(May 15, 2015 at 11:09 pm)Aroura Wrote: ...
As an adult, I look back and think how childish so much of that belief system really is. ...
I know the feeling. I almost start to feel ill if I think about it too much, that I really believed the nonsense that I believed. To be thoroughly indoctrinated as a child gives one a kind of understanding for how people get sucked into such nonsense, but I really wish I were one of those atheists who had no clue about it. So much wasted time and effort thinking about all that ridiculous nonsense! It makes one wonder what one would have done if one had not been raised to believe fairy tales.
So much of it is so bizarre and crazy, but when raised to believe it, it did not all seem that way at the time. Even basic points, like why did God insist that he become a man and then be killed in order to forgive people?
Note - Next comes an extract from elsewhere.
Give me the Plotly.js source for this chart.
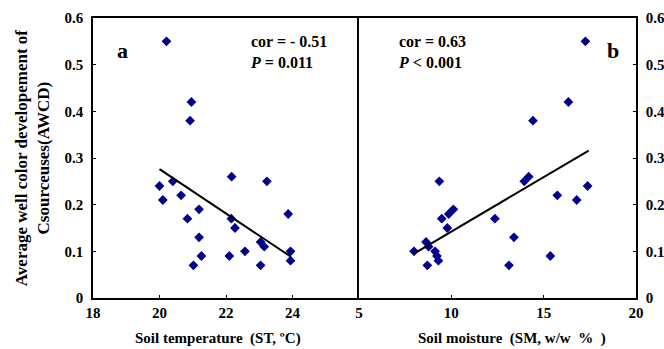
<!DOCTYPE html>
<html>
<head>
<meta charset="utf-8">
<script src="https://cdn.plot.ly/plotly-3.0.1.min.js"></script>
<style>html,body{margin:0;padding:0;background:#fff;}#chart{width:664px;height:349px;}</style>
</head>
<body>
<div id="chart"></div>
<script>
// Panel a: soil temperature vs AWCD
const stValues = [20.21, 20.96, 20.92, 20.0, 20.1, 20.4, 20.65, 20.84, 21.19, 21.19, 21.26, 21.02,
  22.17, 22.16, 22.27, 22.1, 22.57, 23.23, 23.04, 23.15, 23.04, 23.87, 23.94, 23.94];
const awcdA = [0.55, 0.42, 0.38, 0.24, 0.21, 0.25, 0.22, 0.17, 0.19, 0.13, 0.09, 0.07,
  0.26, 0.17, 0.15, 0.09, 0.10, 0.25, 0.12, 0.11, 0.07, 0.18, 0.10, 0.08];
const fitAx = [20.0, 23.96];
const fitAy = [0.276, 0.088];

// Panel b: soil moisture vs AWCD
const smValues = [17.26, 16.34, 14.42, 7.98, 8.63, 8.77, 8.70, 9.12, 9.22, 9.30, 9.35, 9.48,
  9.78, 9.86, 10.11, 12.36, 13.12, 13.39, 13.95, 14.19, 15.36, 15.74, 16.79, 17.38];
const awcdB = [0.55, 0.42, 0.38, 0.10, 0.12, 0.11, 0.07, 0.10, 0.09, 0.08, 0.25, 0.17,
  0.15, 0.18, 0.19, 0.17, 0.07, 0.13, 0.25, 0.26, 0.09, 0.22, 0.21, 0.24];
const fitBx = [7.98, 17.44];
const fitBy = [0.095, 0.316];

const yTicks = [0, 0.1, 0.2, 0.3, 0.4, 0.5, 0.6];
const yTickText = ["0", "0.1", "0.2", "0.3", "0.4", "0.5", "0.6"];
const xTicksA = [18, 20, 22, 24];
const xTickTextA = ["18", "20", "22", "24"];
const xTicksB = [5, 10, 15, 20];
const xTickTextB = ["5", "10", "15", "20"];

const FONT = "Liberation Serif";
const bold = arr => arr.map(t => "<b>" + t + "</b>");
const mk = {symbol: "diamond", size: 7.5, color: "#00008B", line: {width: 0}};

const data = [
  {x: stValues, y: awcdA, type: "scatter", mode: "markers", marker: mk, xaxis: "x", yaxis: "y", hoverinfo: "none"},
  {x: fitAx, y: fitAy, type: "scatter", mode: "lines", line: {color: "#000", width: 2}, xaxis: "x", yaxis: "y"},
  {x: smValues, y: awcdB, type: "scatter", mode: "markers", marker: mk, xaxis: "x2", yaxis: "y2", hoverinfo: "none"},
  {x: fitBx, y: fitBy, type: "scatter", mode: "lines", line: {color: "#000", width: 2}, xaxis: "x2", yaxis: "y2"}
];

const axBase = {
  showgrid: false, zeroline: false, showline: true, linecolor: "#000", linewidth: 1.8,
  ticks: "inside", ticklen: 3, tickcolor: "#000", tickwidth: 1,
  tickfont: {family: FONT, size: 15, color: "#000"}
};
const split = (359 - 93) / 543;

const layout = {
  width: 664, height: 349,
  margin: {l: 93, r: 28, t: 18, b: 51},
  showlegend: false,
  paper_bgcolor: "#fff", plot_bgcolor: "#fff",
  font: {family: FONT, color: "#000"},
  xaxis: Object.assign({}, axBase, {domain: [0, split], range: [18, 26], tickvals: xTicksA, ticktext: bold(xTickTextA), mirror: true, anchor: "y"}),
  yaxis: Object.assign({}, axBase, {range: [0, 0.6], tickvals: yTicks, ticktext: bold(yTickText), mirror: false, anchor: "x", ticklabelstandoff: 5}),
  xaxis2: Object.assign({}, axBase, {domain: [split, 1], range: [5, 20], tickvals: xTicksB, ticktext: bold(xTickTextB), mirror: true, anchor: "y2"}),
  yaxis2: Object.assign({}, axBase, {range: [0, 0.6], tickvals: yTicks, ticktext: bold(yTickText), side: "right", mirror: true, anchor: "x2", ticklabelstandoff: 5}),
  annotations: [
    {xref: "paper", yref: "paper", x: 0.04, y: 0.885, text: "<b>a</b>", showarrow: false, font: {family: FONT, size: 22}, xanchor: "left", yanchor: "middle"},
    {xref: "x", yref: "y", x: 22.67, y: 0.528, text: "<b>cor = - 0.51</b><br><b><i>P</i> = 0.011</b>", showarrow: false, align: "left", xanchor: "left", yanchor: "middle", font: {family: FONT, size: 16}},
    {xref: "x2", yref: "y2", x: 7.02, y: 0.528, text: "<b>cor = 0.63</b><br><b><i>P</i> &lt; 0.001</b>", showarrow: false, align: "left", xanchor: "left", yanchor: "middle", font: {family: FONT, size: 16}},
    {xref: "x2", yref: "paper", x: 18.3, y: 0.885, text: "<b>b</b>", showarrow: false, font: {family: FONT, size: 22}, xanchor: "left", yanchor: "middle"},
    {xref: "x", yref: "paper", x: 21.75, y: -0.145, text: "<b>Soil temperature  (ST, ºC)</b>", showarrow: false, yanchor: "middle", font: {family: FONT, size: 15}},
    {xref: "x2", yref: "paper", x: 13.3, y: -0.145, text: "<b>Soil moisture  (SM, w/w  %  )</b>", showarrow: false, yanchor: "middle", font: {family: FONT, size: 15}},
    {xref: "paper", yref: "paper", x: -0.112, y: 0.5, text: "<b>Average well color developement of</b><br><b>Csourceuses(AWCD)</b>", showarrow: false, textangle: -90, xanchor: "center", yanchor: "middle", font: {family: FONT, size: 17}}
  ]
};

Plotly.newPlot("chart", data, layout, {staticPlot: true, displayModeBar: false});
</script>
</body>
</html>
Why not just forgive them? It is just so crazy, it boggles the mind. And yet it is what millions of people believe, or claim to believe, and they don't seem to think it is a crazy thing. It is very disturbing to think that one ever believed such rubbish, and very disturbing that many people still believe such rubbish.
Back to the questions.
Did you attend one of those cool, magnificent (from an architectural standpoint) churches, or one of the more modern ones? And did the church have great music, with a glorious pipe organ? Or was it more like just some nun strumming on a guitar? And do you think any of these things had an influence on how long you stayed in the church?
"A wise man ... proportions his belief to the evidence."
— David Hume, An Enquiry Concerning Human Understanding, Section X, Part I.